Salary Calculator
Estimate your gross pay, hourly rate, and take-home income based on salary, bonus, taxes, and retirement contributions.
How to Use a Salary Calculator Effectively
A salary calculator helps you translate a single annual pay number into something useful for real life: monthly cash flow, weekly budget limits, and realistic hourly value. Most people know their yearly salary, but everyday financial choices happen on a much smaller timeline. Rent is monthly, groceries are weekly, and lifestyle upgrades happen one decision at a time.
The tool above gives a practical breakdown of your compensation and estimates take-home income after taxes and retirement contributions. It also shows both a standard hourly value and an effective hourly value based on your actual work weeks.
What This Salary Calculator Includes
1) Gross compensation breakdown
- Annual total (base salary + bonus)
- Monthly income
- Biweekly pay (common payroll schedule)
- Weekly and daily earnings
- Hourly equivalent
2) Net income estimate
The calculator subtracts retirement contributions first, then applies your tax estimate to the remaining amount. This sequence mirrors how many payroll setups handle pre-tax retirement accounts.
- Estimated annual take-home pay
- Estimated monthly and biweekly take-home pay
3) Effective hourly value
If you take vacation days, your true hourly value can increase because you work fewer hours across the year while still earning your salary. This is a useful reminder that total compensation is more than base pay alone.
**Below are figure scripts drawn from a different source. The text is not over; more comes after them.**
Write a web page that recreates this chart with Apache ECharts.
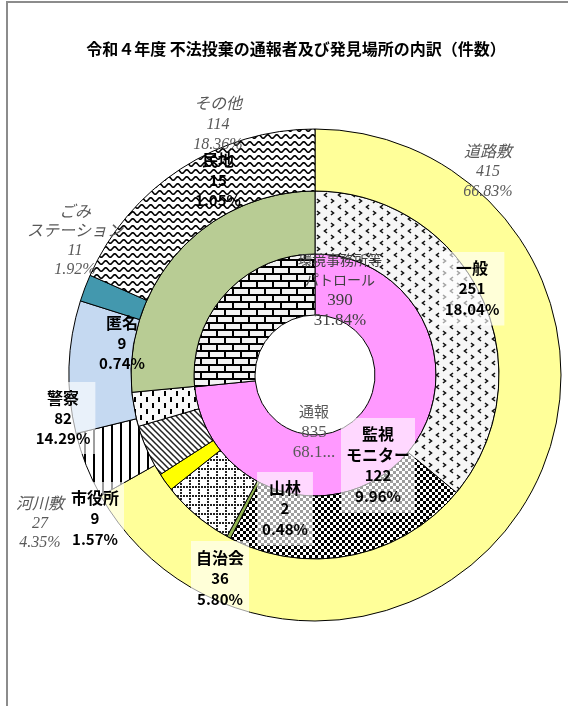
<!DOCTYPE html>
<html>
<head>
<meta charset="utf-8">
<script src="https://cdn.jsdelivr.net/npm/echarts@6/dist/echarts.min.js"></script>
<style>
  html, body { margin: 0; padding: 0; background: #fff; }
  #chart { width: 568px; height: 706px; }
</style>
</head>
<body>
<div id="chart"></div>
<script>
// ---- data ----
const titleText = '令和４年度 不法投棄の通報者及び発見場所の内訳（件数）';

// inner ring: reporters (aggregate)
const innerNames = ['通報', '環境事務所等パトロール'];
const innerValues = [835, 302];

// middle ring: reporter breakdown
const middleNames = ['一般', '監視モニター', '山林', '自治会', '市役所', '区分A', '区分B', 'パトロール'];
const middleValues = [204, 122, 2, 36, 9, 26, 17, 150];

// outer ring: places found
const outerNames = ['道路敷', '河川敷', 'その他の場所', 'ごみステーション', 'その他'];
const outerValues = [415, 27, 54, 11, 114];

// annotation texts
const noteNames = ['その他', '民地', '道路敷', '一般', '環境事務所等\nパトロール', '通報', '監視\nモニター', '山林', '自治会', '市役所', '河川敷', '警察', '匿名', 'ごみ\nステーション'];
const noteCounts = ['114', '15', '415', '251', '390', '835', '122', '2', '36', '9', '27', '82', '9', '11'];
const notePercents = ['18.36%', '1.05%', '66.83%', '18.04%', '31.84%', '68.1...', '9.96%', '0.48%', '5.80%', '1.57%', '4.35%', '14.29%', '0.74%', '1.92%'];

// ---- fill patterns ----
function tile(w, h, draw) {
  const c = document.createElement('canvas');
  c.width = w; c.height = h;
  const g = c.getContext('2d');
  draw(g, w, h);
  return { image: c, repeat: 'repeat' };
}
const patVertLines = tile(9, 9, (g, w, h) => {
  g.fillStyle = '#fff'; g.fillRect(0, 0, w, h);
  g.fillStyle = '#000'; g.fillRect(3, 0, 2, h);
});
const patWave = tile(9, 7, (g, w, h) => {
  g.fillStyle = '#fff'; g.fillRect(0, 0, w, h);
  g.strokeStyle = '#000'; g.lineWidth = 1.6;
  g.beginPath();
  for (let x = -1; x <= w + 1; x += 0.5) {
    const y = 3.5 + 1.7 * Math.sin(2 * Math.PI * x / w);
    if (x === -1) g.moveTo(x, y); else g.lineTo(x, y);
  }
  g.stroke();
});
const patChevron = tile(14, 12, (g, w, h) => {
  g.fillStyle = '#f6f6f6'; g.fillRect(0, 0, w, h);
  g.strokeStyle = '#111'; g.lineWidth = 1.6;
  g.beginPath(); g.moveTo(5, 1); g.lineTo(2.5, 3); g.lineTo(5, 5); g.stroke();
  g.beginPath(); g.moveTo(9, 7); g.lineTo(11.5, 9); g.lineTo(9, 11); g.stroke();
});
const patChecker = tile(6, 6, (g, w, h) => {
  g.fillStyle = '#fff'; g.fillRect(0, 0, w, h);
  g.fillStyle = '#000'; g.fillRect(0, 0, 3, 3); g.fillRect(3, 3, 3, 3);
});
const patDotGrid = tile(9, 9, (g, w, h) => {
  g.fillStyle = '#fff'; g.fillRect(0, 0, w, h);
  g.fillStyle = '#222';
  for (let i = 0; i < 9; i += 3) { g.fillRect(i, 0, 2, 2); g.fillRect(0, i, 2, 2); }
});
const patDiagonal = tile(6, 6, (g, w, h) => {
  g.fillStyle = '#fff'; g.fillRect(0, 0, w, h);
  g.strokeStyle = '#222'; g.lineWidth = 1.5;
  g.beginPath();
  g.moveTo(-1, -1); g.lineTo(w + 1, h + 1);
  g.moveTo(-1, h - 1); g.lineTo(1, h + 1);
  g.moveTo(w - 1, -1); g.lineTo(w + 1, 1);
  g.stroke();
});
const patDashes = tile(12, 12, (g, w, h) => {
  g.fillStyle = '#fafafa'; g.fillRect(0, 0, w, h);
  g.fillStyle = '#000';
  g.fillRect(2, 1, 2, 5); g.fillRect(8, 7, 2, 5);
});
const patBrick = tile(16, 14, (g, w, h) => {
  g.fillStyle = '#f4f4f4'; g.fillRect(0, 0, w, h);
  g.fillStyle = '#000';
  g.fillRect(0, 0, w, 2); g.fillRect(0, 7, w, 2);
  g.fillRect(0, 0, 2, 7); g.fillRect(8, 7, 2, 7);
});

const innerFills = ['#FF99FF', patBrick];
const middleFills = [patChevron, patChecker, '#92B552', patDotGrid, '#FFFF00', patDiagonal, patDashes, '#B8CC94'];
const outerFills = ['#FFFF99', patVertLines, '#C5D9F1', '#4398AE', patWave];

function ring(names, values, fills, radius) {
  return {
    type: 'pie',
    center: [315, 375],
    radius: radius,
    startAngle: 90,
    clockwise: true,
    avoidLabelOverlap: false,
    silent: true,
    label: { show: false },
    labelLine: { show: false },
    emphasis: { disabled: true },
    itemStyle: { borderColor: '#000', borderWidth: 1 },
    data: values.map((v, i) => ({ name: names[i], value: v, itemStyle: { color: fills[i] } }))
  };
}

// ---- annotation styles ----
const SERIF = '"Liberation Serif", "Noto Sans CJK JP", serif';
const GOTHIC = '"Noto Sans CJK JP", sans-serif';
const STYLES = {
  place:  { a: { fontFamily: SERIF, fontStyle: 'italic', fontSize: 16 }, b: { fontFamily: SERIF, fontStyle: 'italic', fontSize: 16 }, fill: '#595959' },
  person: { a: { fontFamily: GOTHIC, fontWeight: 'bold', fontSize: 16 }, b: { fontFamily: GOTHIC, fontWeight: 'bold', fontSize: 15 }, fill: '#000' },
  ringA:  { a: { fontFamily: SERIF, fontSize: 14 }, b: { fontFamily: SERIF, fontSize: 17 }, fill: '#404040' },
  ringB:  { a: { fontFamily: SERIF, fontSize: 15 }, b: { fontFamily: SERIF, fontSize: 17 }, fill: '#595959' }
};
const BOX = 'rgba(255,255,255,0.62)';
const noteLayout = [
  { x: 218, y: 95,  kind: 'place',  lh: 20 },
  { x: 218, y: 150, kind: 'person', lh: 20 },
  { x: 488, y: 143, kind: 'place',  lh: 19.5 },
  { x: 472, y: 252, kind: 'person', lh: 20.5, box: true },
  { x: 340, y: 252, kind: 'ringA',  lh: 19.5 },
  { x: 314, y: 403, kind: 'ringB',  lh: 20 },
  { x: 378, y: 418, kind: 'person', lh: 20.7, box: true },
  { x: 285, y: 472, kind: 'person', lh: 20.5, box: true },
  { x: 220, y: 541, kind: 'person', lh: 21, box: true },
  { x: 95,  y: 482, kind: 'person', lh: 20.5, box: true },
  { x: 40,  y: 495, kind: 'place',  lh: 19 },
  { x: 63,  y: 382, kind: 'person', lh: 20, box: true },
  { x: 122, y: 313, kind: 'person', lh: 20 },
  { x: 75,  y: 203, kind: 'place',  lh: 19 }
];

const notes = noteNames.map((n, i) => {
  const L = noteLayout[i];
  const S = STYLES[L.kind];
  const lines = n.split('\n').map(s => '{a|' + s + '}')
    .concat(['{b|' + noteCounts[i] + '}', '{b|' + notePercents[i] + '}']);
  return {
    type: 'text',
    x: L.x,
    y: L.y,
    z: 10,
    silent: true,
    style: {
      text: lines.join('\n'),
      fill: S.fill,
      align: 'center',
      verticalAlign: 'top',
      lineHeight: L.lh,
      rich: {
        a: Object.assign({ fill: S.fill, lineHeight: L.lh }, S.a),
        b: Object.assign({ fill: S.fill, lineHeight: L.lh }, S.b)
      },
      backgroundColor: L.box ? BOX : 'transparent',
      padding: L.box ? [6, 5, 6, 5] : 0
    }
  };
});

const chart = echarts.init(document.getElementById('chart'), null, { renderer: 'canvas' });
chart.setOption({
  animation: false,
  backgroundColor: '#fff',
  title: {
    text: titleText,
    left: 291,
    top: 36,
    textAlign: 'center',
    textStyle: { fontFamily: GOTHIC, fontSize: 16, fontWeight: 'bold', color: '#000' }
  },
  graphic: [
    { type: 'rect', z: 0, silent: true, shape: { x: 7, y: 2, width: 620, height: 760 }, style: { fill: 'none', stroke: '#8c8c8c', lineWidth: 2 } }
  ].concat(notes),
  series: [
    ring(innerNames, innerValues, innerFills, [60, 121]),
    ring(middleNames, middleValues, middleFills, [121, 184]),
    ring(outerNames, outerValues, outerFills, [184, 246])
  ]
});
</script>
</body>
</html>
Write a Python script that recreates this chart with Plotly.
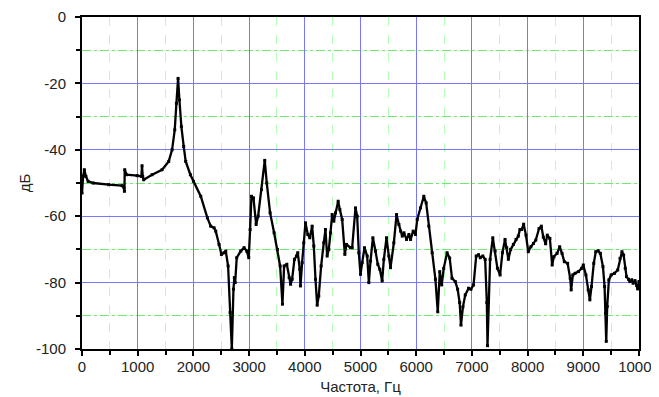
import plotly.graph_objects as go

freq_hz = [0, 20, 42, 70, 110, 200, 480, 720, 755, 762, 767, 800, 990, 1066, 1078, 1090, 1108, 1258, 1437, 1557,
           1617, 1665, 1695, 1725, 1749, 1784, 1826, 1862, 1946, 2000, 2132, 2251, 2311, 2371, 2401, 2461, 2503,
           2551, 2581, 2623, 2659, 2690, 2719, 2735, 2750, 2778, 2850, 2910, 2958, 2994, 3018, 3042, 3078, 3126,
           3162, 3222, 3281, 3317, 3377, 3449, 3509, 3557, 3599, 3629, 3677, 3719, 3745, 3772, 3814, 3850, 3874,
           3910, 3922, 3952, 3982, 4012, 4054, 4090, 4132, 4162, 4192, 4222, 4251, 4293, 4341, 4371, 4401, 4431,
           4461, 4491, 4521, 4551, 4599, 4629, 4671, 4719, 4749, 4820, 4850, 4910, 4940, 4970, 5000, 5030, 5072,
           5120, 5150, 5180, 5222, 5269, 5311, 5347, 5389, 5419, 5467, 5509, 5539, 5599, 5647, 5689, 5720, 5750,
           5780, 5827, 5869, 5899, 5946, 5988, 6018, 6077, 6137, 6179, 6226, 6286, 6345, 6387, 6423, 6458, 6494,
           6554, 6601, 6643, 6702, 6744, 6780, 6804, 6839, 6881, 6940, 6982, 7030, 7077, 7119, 7150, 7196, 7238,
           7268, 7280, 7298, 7327, 7375, 7417, 7458, 7506, 7548, 7595, 7625, 7655, 7696, 7744, 7792, 7833, 7863,
           7894, 7929, 7971, 8012, 8059, 8106, 8147, 8206, 8247, 8282, 8324, 8353, 8400, 8441, 8471, 8529, 8576,
           8618, 8659, 8718, 8765, 8782, 8812, 8853, 8912, 8971, 9000, 9047, 9088, 9118, 9147, 9188, 9224, 9265,
           9306, 9353, 9382, 9400, 9412, 9429, 9459, 9500, 9559, 9618, 9659, 9694, 9724, 9753, 9776, 9812, 9835,
           9871, 9894, 9929, 9959, 9976, 10000]

level_db = [-53, -48, -46, -48, -49.5, -50, -50.5, -50.8, -51.5, -52.5, -46, -47.5, -47.8, -48, -44.8, -48, -49,
            -47.5, -46, -43.5, -40, -34, -26, -18.5, -25, -33, -39, -43.5, -47.5, -49.5, -54, -60.5, -63, -63.5,
            -64.5, -68.5, -71.5, -71, -70.5, -75, -89, -100, -82, -78.5, -80, -72.5, -70.5, -69.5, -70.5, -72.5,
            -64, -54, -54.5, -62.5, -60, -52, -43.2, -50, -59, -65, -70, -75, -86.5, -75, -74.5, -78.5, -80.5, -79,
            -73, -72, -71, -76, -81, -74, -68, -62, -65.5, -66.5, -63, -69, -79, -86.8, -84, -75, -68, -64, -72,
            -70, -65, -59.5, -61.5, -59, -55.5, -58, -61, -71.5, -68.5, -69.5, -69.5, -57.5, -60, -71, -77.5, -74,
            -69.5, -72, -80, -73.5, -66.5, -70.5, -74.5, -76, -79.5, -73, -66.5, -72, -75.5, -68, -59.5, -62.5,
            -64.5, -66, -65, -67, -65.5, -67, -64.5, -65.5, -61, -57.5, -54, -56, -63, -71, -79, -88.8, -76.7,
            -80.7, -75.7, -71, -72.6, -78.7, -79.7, -82, -86, -92.8, -87.3, -83.7, -81.7, -82, -80.7, -72, -71.6,
            -72.5, -72, -73, -86, -99, -86, -73, -66.5, -70.5, -75.7, -77.7, -71, -67, -69.5, -73, -70, -68.5, -67,
            -66, -64, -64, -62.4, -65.7, -70.7, -69.2, -68.2, -67.2, -63.7, -63, -66.3, -68.3, -65.7, -66.7, -74.7,
            -72.2, -71.2, -69.2, -71.2, -73.7, -74.2, -78.7, -82.2, -77.7, -77.2, -76.7, -75.7, -74.7, -77.7, -82.2,
            -85.2, -81.2, -74.2, -70.7, -70.4, -71.2, -75.2, -81.2, -89.2, -97.7, -87.2, -79.2, -77.7, -77.2, -76.2,
            -72.7, -70.7, -71.7, -75.7, -78.2, -79, -79.7, -79.2, -80.2, -79.4, -80.9, -81.9, -79.7]

x_ticks = [0, 1000, 2000, 3000, 4000, 5000, 6000, 7000, 8000, 9000, 10000]
y_ticks = [0, -20, -40, -60, -80, -100]

fig = go.Figure()
fig.add_trace(go.Scatter(
    x=freq_hz, y=level_db, mode="lines+markers",
    line=dict(color="black", width=2.3),
    marker=dict(color="black", size=3, symbol="square"),
    showlegend=False, cliponaxis=True,
))

fam = "Liberation Sans, Arial, sans-serif"
font = dict(family=fam, size=15, color="#222")
major_grid = "rgb(120,120,255)"

# the page body has an 8px margin, so the figure is sized to fill the rest of the window
fig.update_layout(
    width=651, height=389,
    margin=dict(l=74, r=20, t=9, b=48),
    paper_bgcolor="white", plot_bgcolor="white",
    font=font,
    xaxis=dict(
        range=[0, 10000], tickvals=x_ticks, ticktext=[str(v) for v in x_ticks],
        automargin=False, ticklabelstandoff=-2, ticklabeloverflow="allow",
        showgrid=True, gridcolor=major_grid, gridwidth=1.3,
        ticks="outside", ticklen=5, tickwidth=1.5, tickcolor="black",
        showline=True, linecolor="black", linewidth=2, mirror=True,
        zeroline=False,
        minor=dict(dtick=500, tick0=0, showgrid=True, gridcolor="rgb(180,255,180)",
                   griddash="dash", gridwidth=1, ticks="outside", ticklen=4, tickcolor="black"),
        title=dict(text="Частота, Гц", font=dict(size=15, family=fam, color="#222"), standoff=7),
    ),
    yaxis=dict(
        range=[-100, 0], tickvals=y_ticks, ticktext=[str(v) for v in y_ticks],
        automargin=False, ticklabelstandoff=6,
        showgrid=True, gridcolor=major_grid, gridwidth=1.3,
        ticks="outside", ticklen=5, tickwidth=1.5, tickcolor="black",
        showline=True, linecolor="black", linewidth=2, mirror=True,
        zeroline=False,
        minor=dict(dtick=10, tick0=0, showgrid=True, gridcolor="rgb(110,235,110)",
                   griddash="dashdot", gridwidth=1, ticks="outside", ticklen=4, tickcolor="black"),
        title=dict(text="дБ", font=dict(size=15, family=fam, color="#222"), standoff=2),
    ),
)

fig.write_html("out.html")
Why Salary Math Matters for Financial Planning
Salary numbers can feel large, but financial pressure usually comes from month-to-month mismatches. A person earning a solid salary can still struggle if fixed expenses consume too much of their take-home income. Converting annual pay into monthly and weekly views helps you answer practical questions quickly:
- Can I afford this apartment without becoming house-poor?
- How much can I invest after bills and essentials?
- What is a safe spending level for travel and lifestyle upgrades?
- How much of a raise do I actually keep after taxes?
How to Interpret Your Results
Gross pay is not spendable pay
Gross income is useful for comparisons and negotiations. Net income is what supports your lifestyle. If you evaluate opportunities based only on gross pay, you may overestimate your true financial flexibility.
Use the monthly number as your budget anchor
Build your budget from estimated monthly take-home pay, not annual salary. This keeps your spending aligned with real cash flow and avoids the common trap of “I make enough, so it should work” thinking.
Track your effective hourly value over time
This is especially helpful when comparing job offers, side projects, or promotions that increase responsibilities. A bigger salary with significantly more hours may not improve your effective earnings as much as expected.
Common Salary Calculation Mistakes
- Ignoring bonus variability: If your bonus is uncertain, model a conservative case and an optimistic case.
- Underestimating tax impact: A raise does not equal a one-for-one increase in take-home pay.
- Forgetting benefits: Employer retirement match, health benefits, and paid time off can materially change total compensation.
- Using outdated assumptions: Recalculate after life changes like relocation, family changes, or job transitions.
Ways to Improve Your Take-Home Position
1) Optimize pre-tax contributions
Retirement contributions can reduce taxable income while building long-term wealth. Even a small increase can produce better outcomes than most people expect over a decade.
2) Negotiate total compensation, not salary alone
Ask about signing bonuses, performance bonuses, training budgets, remote-work stipends, and additional paid time off. A holistic package can outperform a slightly higher base salary.
3) Control fixed costs as income rises
Lifestyle inflation can erase raises quickly. Keeping housing, debt, and recurring commitments manageable allows more room for investing and financial resilience.
Quick Salary Scenario Examples
Try entering multiple scenarios in the calculator:
- Current job: Base salary only, realistic tax rate, current retirement contribution.
- Potential offer: Add expected bonus and compare monthly take-home impact.
- Work-hour tradeoff: Increase weekly hours to see whether the effective hourly value improves or drops.
Running simple side-by-side scenarios gives you better decision quality than relying on intuition.
Final Thoughts
A good salary calculator is not just about numbers. It is a decision tool. When you can clearly see gross income, net income, and effective hourly value, you make better choices about careers, budgets, and long-term goals. Revisit these calculations at least a few times each year, especially after raises, tax changes, or major life events.
Disclaimer: This calculator provides estimates for planning purposes and does not replace personalized tax or legal advice.